If the SEC is really interested in stopping "insider trading", once the SEC finds the sources of the inside information, which has been sold to any advisor, the SEC should prosecute - to the fullest extent of the law - those sources that have provided the inside information .
One of the biggest motivations for hedge funds (and, for that matter, all actively managed institutional fund advisors) to buy "inside information" is that they can do so using their clients’ brokerage commission dollars to pay for the inside information (using order flow and soft dollar brokerage commissions).
If this kind of transaction is conducted with a 'full-service broker' the soft dollar portion of the commission is not disclosed and it is not transparent. (In the industry such arrangements are known as bundled undisclosed soft dollar brokerage arrangements.) This lack of transparency and lack of disclosure makes the discovery of the violation of insider trading laws [including Reg. FD] very difficult for regulators.
New York Attorney General, Eliot Spitzer's investigations of the brokerage industry in the late 1990's revealed the significance of undisclosed soft dollar commission arrangements. Because of the discoveries during Spitzer's investigations, the SEC was forced to implement the Global Research Analyst Settlement on several large brokerage firms where it had discovered conflicts-of-interest (where advisors' clients' brokerage commissions were used to influence brokerage & analyst favors and create conflicts-of-interest (e.g. late trading in exchange for order flow, mutual fund shelf space for order flow, IPO hot IPO allocation for order flow, early release of analyst opinions for order flow, and etc.).
Later, after a couple years considering how best to regulate soft dollars, former Chairman of the SEC, Christopher Cox was so frustrated at attempting to regulate undisclosed soft dollar brokerage that he sent letters to Senator Christopher Dodd and to Congressman Barney Frank requesting that Congress "repeal or substantially revise Section 28(e) . . . ." which is the law that defines the appropriate uses of institutional client's brokerage commissions.

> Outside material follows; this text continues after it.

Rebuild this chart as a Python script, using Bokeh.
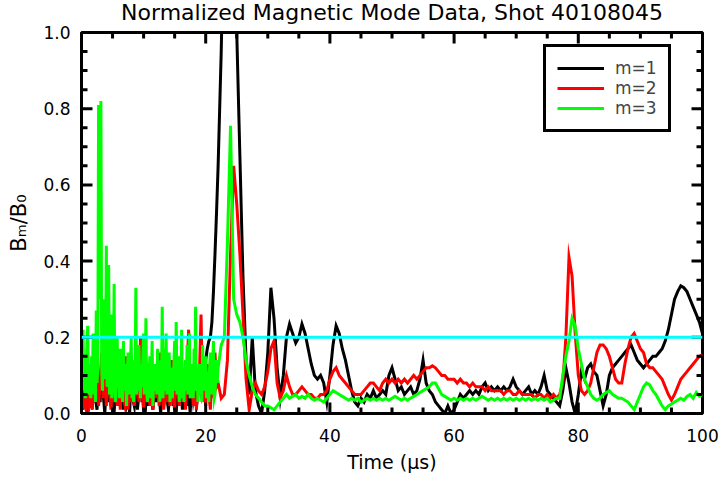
import numpy as np
from bokeh.plotting import figure
from bokeh.models import Range1d, Span, Legend, LegendItem, Label, FixedTicker, NumeralTickFormatter
from bokeh.embed import file_html
from bokeh.resources import INLINE

# Sampling grids: fine through the noisy early window, coarser afterwards
t_fine = np.arange(0.0, 22.0, 0.125)
t_early = np.arange(0.0, 22.0, 0.25)
t_late = np.arange(22.0, 100.001, 0.5)

# m=1 amplitude (normalized)
m1_early = [
    0.05, 0.01, 0.08, 0.03, 0.00, 0.06, 0.10, 0.02, 0.07, 0.04, 0.01, 0.09, 0.03, 0.12, 0.05, 0.00, 0.07, 0.03, 0.10, 0.02,
    0.06, 0.00, 0.08, 0.04, 0.11, 0.02, 0.05, 0.01, 0.09, 0.03, 0.06, 0.00, 0.10, 0.04, 0.02, 0.08, 0.01, 0.05, 0.12, 0.03,
    0.07, 0.00, 0.06, 0.02, 0.09, 0.04, 0.01, 0.08, 0.03, 0.11, 0.05, 0.00, 0.07, 0.02, 0.09, 0.04, 0.01, 0.06, 0.10, 0.02,
    0.05, 0.00, 0.08, 0.03, 0.07, 0.01, 0.05, 0.10, 0.02, 0.06, 0.00, 0.09, 0.04, 0.07, 0.02, 0.05, 0.09, 0.06, 0.11, 0.10,
    0.14, 0.17, 0.19, 0.20, 0.24, 0.32, 0.42, 0.53,
]
m1_late = [
    0.65, 0.95, 1.35, 1.60, 1.60, 1.35, 1.00, 0.68, 0.36, 0.14,
    0.05, 0.20, 0.06, 0.02, 0.00, 0.06, 0.16, 0.33, 0.25, 0.12,
    0.04, 0.10, 0.20, 0.235, 0.21, 0.185, 0.20, 0.235, 0.21, 0.17,
    0.13, 0.10, 0.09, 0.10, 0.08, 0.03, 0.10, 0.18, 0.23, 0.21,
    0.17, 0.14, 0.10, 0.06, 0.03, 0.02, 0.04, 0.03, 0.05, 0.04,
    0.06, 0.04, 0.05, 0.06, 0.05, 0.10, 0.12, 0.09, 0.06, 0.07,
    0.05, 0.06, 0.07, 0.05, 0.06, 0.09, 0.14, 0.08, 0.06, 0.05,
    0.03, 0.02, 0.01, 0.00, 0.02, 0.00, 0.01, 0.03, 0.05, 0.04,
    0.05, 0.06, 0.05, 0.06, 0.05, 0.07, 0.08, 0.06, 0.07, 0.06,
    0.07, 0.06, 0.07, 0.06, 0.07, 0.09, 0.07, 0.06, 0.05, 0.06,
    0.07, 0.05, 0.06, 0.05, 0.07, 0.10, 0.06, 0.05, 0.04, 0.03,
    0.02, 0.06, 0.12, 0.08, 0.03, 0.00, 0.05, 0.11, 0.09, 0.12,
    0.13, 0.11, 0.10, 0.06, 0.02, 0.05, 0.10, 0.12, 0.13, 0.14,
    0.15, 0.16, 0.17, 0.18, 0.16, 0.14, 0.13, 0.12, 0.13, 0.14,
    0.15, 0.15, 0.16, 0.17, 0.19, 0.22, 0.26, 0.30, 0.32, 0.335,
    0.33, 0.32, 0.30, 0.28, 0.26, 0.24, 0.21,
]

# m=2 amplitude (normalized)
m2_early = [
    0.15, 0.02, 0.03, 0.01, 0.10, 0.02, 0.04, 0.01, 0.12, 0.03, 0.18, 0.02, 0.08, 0.16, 0.04, 0.11, 0.02, 0.14, 0.06, 0.01,
    0.09, 0.03, 0.13, 0.02, 0.07, 0.01, 0.12, 0.04, 0.02, 0.15, 0.01, 0.08, 0.03, 0.11, 0.02, 0.06, 0.14, 0.03, 0.20, 0.05,
    0.01, 0.09, 0.03, 0.13, 0.02, 0.07, 0.01, 0.12, 0.04, 0.10, 0.02, 0.16, 0.05, 0.01, 0.11, 0.03, 0.08, 0.02, 0.14, 0.04,
    0.01, 0.10, 0.06, 0.02, 0.13, 0.03, 0.09, 0.01, 0.12, 0.22, 0.04, 0.10, 0.02, 0.15, 0.01, 0.06, 0.11, 0.26, 0.03, 0.08,
    0.02, 0.13, 0.05, 0.01, 0.10, 0.04, 0.16, 0.07,
]
m2_late = [
    0.08, 0.04, 0.05, 0.14, 0.42, 0.65, 0.55, 0.42, 0.26, 0.09,
    0.01, 0.06, 0.08, 0.06, 0.05, 0.07, 0.11, 0.17, 0.19, 0.08,
    0.04, 0.06, 0.10, 0.07, 0.05, 0.05, 0.06, 0.07, 0.06, 0.05,
    0.05, 0.04, 0.04, 0.05, 0.05, 0.06, 0.09, 0.11, 0.12, 0.10,
    0.09, 0.08, 0.07, 0.06, 0.05, 0.05, 0.05, 0.06, 0.07, 0.08,
    0.08, 0.07, 0.06, 0.08, 0.09, 0.08, 0.09, 0.08, 0.09, 0.08,
    0.09, 0.08, 0.09, 0.10, 0.09, 0.10, 0.11, 0.12, 0.12, 0.125,
    0.12, 0.11, 0.10, 0.10, 0.09, 0.09, 0.09, 0.08, 0.09, 0.08,
    0.08, 0.07, 0.08, 0.07, 0.07, 0.07, 0.06, 0.07, 0.06, 0.06,
    0.06, 0.06, 0.05, 0.06, 0.06, 0.05, 0.05, 0.06, 0.05, 0.05,
    0.05, 0.05, 0.04, 0.05, 0.05, 0.04, 0.05, 0.04, 0.05, 0.04,
    0.05, 0.08, 0.20, 0.41, 0.36, 0.21, 0.10, 0.06, 0.05, 0.06,
    0.08, 0.12, 0.16, 0.18, 0.18, 0.17, 0.15, 0.12, 0.09, 0.08,
    0.08, 0.13, 0.17, 0.20, 0.21, 0.19, 0.17, 0.16, 0.13, 0.12,
    0.12, 0.11, 0.10, 0.09, 0.07, 0.05, 0.035, 0.05, 0.07, 0.09,
    0.10, 0.11, 0.12, 0.13, 0.14, 0.15, 0.155,
]

# m=3 amplitude (normalized), sampled on the fine grid before 22 us
m3_early = [
    0.08, 0.14, 0.22, 0.06, 0.10, 0.04, 0.12, 0.18,
    0.23, 0.05, 0.09, 0.13, 0.04, 0.15, 0.07, 0.21,
    0.05, 0.11, 0.03, 0.27, 0.08, 0.12, 0.81, 0.55,
    0.30, 0.82, 0.12, 0.06, 0.18, 0.30, 0.09, 0.14,
    0.44, 0.07, 0.13, 0.39, 0.05, 0.11, 0.26, 0.04,
    0.12, 0.08, 0.34, 0.06, 0.03, 0.14, 0.20, 0.07,
    0.10, 0.04, 0.17, 0.08, 0.12, 0.03, 0.19, 0.06,
    0.09, 0.13, 0.02, 0.11, 0.16, 0.05, 0.08, 0.12,
    0.20, 0.04, 0.10, 0.03, 0.14, 0.07, 0.33, 0.05,
    0.11, 0.06, 0.18, 0.09, 0.04, 0.13, 0.07, 0.15,
    0.21, 0.05, 0.10, 0.25, 0.06, 0.03, 0.12, 0.08,
    0.15, 0.04, 0.09, 0.19, 0.02, 0.11, 0.06, 0.13,
    0.10, 0.05, 0.17, 0.08, 0.12, 0.03, 0.14, 0.07,
    0.28, 0.04, 0.11, 0.06, 0.14, 0.21, 0.05, 0.09,
    0.06, 0.16, 0.03, 0.10, 0.12, 0.04, 0.08, 0.13,
    0.19, 0.06, 0.24, 0.05, 0.11, 0.15, 0.03, 0.09,
    0.07, 0.22, 0.04, 0.12, 0.03, 0.10, 0.14, 0.06,
    0.18, 0.05, 0.09, 0.21, 0.04, 0.11, 0.07, 0.13,
    0.04, 0.17, 0.08, 0.28, 0.06, 0.12, 0.03, 0.10,
    0.13, 0.05, 0.09, 0.03, 0.18, 0.07, 0.11, 0.06,
    0.15, 0.04, 0.11, 0.08, 0.03, 0.12, 0.16, 0.05,
    0.09, 0.13, 0.19, 0.04, 0.05, 0.10, 0.14, 0.08,
]
m3_late = [
    0.12, 0.18, 0.20, 0.45, 0.755, 0.30, 0.26, 0.24, 0.20, 0.14,
    0.10, 0.07, 0.05, 0.04, 0.03, 0.02, 0.02, 0.015, 0.01, 0.02,
    0.03, 0.04, 0.05, 0.04, 0.045, 0.05, 0.04, 0.045, 0.04, 0.05,
    0.04, 0.035, 0.04, 0.035, 0.03, 0.04, 0.05, 0.06, 0.055, 0.05,
    0.045, 0.04, 0.035, 0.04, 0.035, 0.04, 0.03, 0.035, 0.04, 0.035,
    0.04, 0.035, 0.04, 0.035, 0.04, 0.035, 0.04, 0.045, 0.04, 0.035,
    0.04, 0.035, 0.04, 0.045, 0.05, 0.055, 0.06, 0.065, 0.07, 0.08,
    0.08, 0.065, 0.05, 0.045, 0.04, 0.035, 0.04, 0.035, 0.04, 0.035,
    0.04, 0.035, 0.04, 0.035, 0.04, 0.045, 0.04, 0.035, 0.04, 0.035,
    0.04, 0.035, 0.04, 0.035, 0.04, 0.035, 0.04, 0.035, 0.04, 0.035,
    0.04, 0.035, 0.04, 0.035, 0.04, 0.035, 0.04, 0.03, 0.035, 0.04,
    0.04, 0.10, 0.15, 0.19, 0.25, 0.23, 0.17, 0.13, 0.09, 0.07,
    0.05, 0.04, 0.035, 0.04, 0.05, 0.055, 0.06, 0.05, 0.045, 0.04,
    0.04, 0.035, 0.03, 0.02, 0.01, 0.03, 0.05, 0.07, 0.08, 0.075,
    0.06, 0.05, 0.035, 0.02, 0.01, 0.02, 0.025, 0.03, 0.035, 0.04,
    0.035, 0.045, 0.05, 0.04, 0.055, 0.045, 0.05,
]

threshold = 0.2
series_labels = ["m=1", "m=2", "m=3"]
series_colors = ["black", "#ff0000", "#00ff00"]
x_major = [0, 20, 40, 60, 80, 100]
y_major = [0.0, 0.2, 0.4, 0.6, 0.8, 1.0]
x_minor = [v for v in range(0, 101, 5) if v % 20 != 0]
y_minor = [round(0.05 * k, 2) for k in range(21) if k % 4 != 0]

series = [
    (np.concatenate([t_early, t_late]), np.array(m1_early + m1_late)),
    (np.concatenate([t_early, t_late]), np.array(m2_early + m2_late)),
    (np.concatenate([t_fine, t_late]), np.array(m3_early + m3_late)),
]

FONT = "DejaVu Sans"
X0, X1, Y0, Y1 = 0.0, 100.0, 0.0, 1.0
BORDER_L, BORDER_R, BORDER_T, BORDER_B = 81, 22, 32, 64
W, H = 724, 477
FRAME_W = W - BORDER_L - BORDER_R
FRAME_H = H - BORDER_T - BORDER_B

p = figure(width=W, height=H, output_backend="svg", toolbar_location=None,
           x_range=Range1d(X0, X1), y_range=Range1d(Y0, Y1),
           min_border_left=BORDER_L, min_border_right=BORDER_R,
           min_border_top=BORDER_T, min_border_bottom=BORDER_B,
           background_fill_color="white", border_fill_color="white")

p.xgrid.visible = False
p.ygrid.visible = False
p.outline_line_color = "black"
p.outline_line_width = 3
p.outline_line_alpha = 1.0

for ax, ticks in ((p.xaxis[0], x_major), (p.yaxis[0], y_major)):
    ax.ticker = FixedTicker(ticks=ticks)
    ax.axis_line_color = "black"
    ax.axis_line_width = 3
    ax.major_tick_in = 0
    ax.major_tick_out = 0
    ax.minor_tick_in = 0
    ax.minor_tick_out = 0
    ax.major_label_text_font = FONT
    ax.major_label_text_font_size = "17px"
    ax.major_label_text_color = "black"
    ax.axis_label_text_font = FONT
    ax.axis_label_text_font_style = "normal"
    ax.axis_label_text_color = "black"

xa = p.xaxis[0]
xa.axis_label = "Time (\u03bcs)"
xa.axis_label_text_font_size = "19px"
xa.major_label_standoff = 15
xa.axis_label_standoff = 6

ya = p.yaxis[0]
ya.formatter = NumeralTickFormatter(format="0.0")
ya.axis_label = "B\u2098/B\u2080"
ya.axis_label_text_font_size = "21px"
ya.major_label_standoff = 11
ya.axis_label_standoff = 9

renderers = []
for (tt, vals), color in zip(series, series_colors):
    r = p.line(tt, vals, line_color=color, line_width=3, line_join="miter")
    renderers.append(r)

p.add_layout(Span(location=threshold, dimension="width", line_color="#00ffff", line_width=3))

# inward tick marks on all four sides of the box (lengths given in pixels)
dx_major, dx_minor = 11 * (X1 - X0) / FRAME_W, 6 * (X1 - X0) / FRAME_W
dy_major, dy_minor = 11 * (Y1 - Y0) / FRAME_H, 6 * (Y1 - Y0) / FRAME_H
seg_x0, seg_y0, seg_x1, seg_y1 = [], [], [], []
for xs, dy in ((x_major, dy_major), (x_minor, dy_minor)):
    for xv in xs:
        seg_x0 += [xv, xv]
        seg_x1 += [xv, xv]
        seg_y0 += [Y0, Y1]
        seg_y1 += [Y0 + dy, Y1 - dy]
for ys, dx in ((y_major, dx_major), (y_minor, dx_minor)):
    for yv in ys:
        seg_x0 += [X0, X1]
        seg_x1 += [X0 + dx, X1 - dx]
        seg_y0 += [yv, yv]
        seg_y1 += [yv, yv]
p.segment(x0=seg_x0, y0=seg_y0, x1=seg_x1, y1=seg_y1, line_color="black", line_width=3)

# plot title, placed in the strip above the frame
p.add_layout(Label(x=50, y=20, x_units="data", y_units="screen",
                   text="Normalized Magnetic Mode Data, Shot 40108045",
                   text_align="center", text_baseline="alphabetic",
                   text_font=FONT, text_font_size="22px", text_color="black"), "above")

legend = Legend(
    items=[LegendItem(label=lab, renderers=[r]) for lab, r in zip(series_labels, renderers)],
    location=(462, 281),
    padding=11, spacing=0, margin=0,
    glyph_width=47, glyph_height=20, label_height=20, label_standoff=11,
    label_text_font=FONT, label_text_font_size="17px",
    border_line_color="black", border_line_width=3, border_line_alpha=1.0,
    background_fill_alpha=1.0,
)
p.add_layout(legend, "center")

open("out.html", "w").write(file_html(p, INLINE))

To see the full text of the letter SEC Chairman Cox sent to
Senator Dodd:
Please note: Chairman Cox's letter includes a computational error arising out of a semantic distinction. He says that in 2006 advisors directed almost one billion dollars of their clients’ soft dollar brokerage commissions. In fact, for 2006 the true estimate of institutional advisor directed clients' soft dollar brokerage commissions exceeded ten billion dollars of clients' commissions.